Agree with the poster who said chairing the meeting is a good thing, you can concentrate on the other members of staff, and when they react normally to you (and they will), it'll give you some confidence to deal with The Dumper. Even if they have heard the "gossip", most will privately feel for you. Everyone has had something like this happen at some point, and very few people will revel in it. I work in a very gossipy office!

And then when you've done it, either find a friend to share your achievement with or come back and tell us. Doing it is an achievement, you deserve to be proud of getting through it, just like if you were doing a job interview. I also recommend all those techniques they tell you about before a job interview, the breathing and suchlike.

Good luck, do it, feel proud that you have done it.

And then don't date any more colleagues! Although I'm hardly one to talk there...!

whothehellknows · 26/01/2015 09:50

He'll just be waiting after the meeting to do it.

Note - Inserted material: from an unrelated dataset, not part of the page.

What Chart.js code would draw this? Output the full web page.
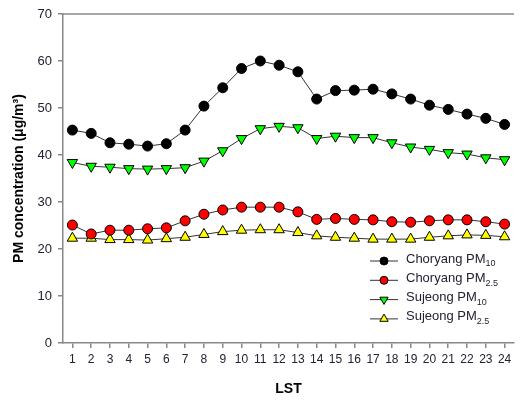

It isn't like an office situation where we'll be on the premises all day, more like an away day so we're all driving to a place just for the meeting.

OP posts:
Cabrinha · 26/01/2015 09:51

When is the meeting?
Take control.
Do not do the handover of stuff in that meeting!
If it's small stuff, dump it under his desk ASAP. If it's larger, you set the collection time.
You could just tell him to fuck off you know Grin but as you work together I say do the handover quickly but on your timescale.
Do you trust him enough to give him your car keys? That way you can say "pick them up from my desk / drop back" so you're not stood by your car with him. Or putting in any effort.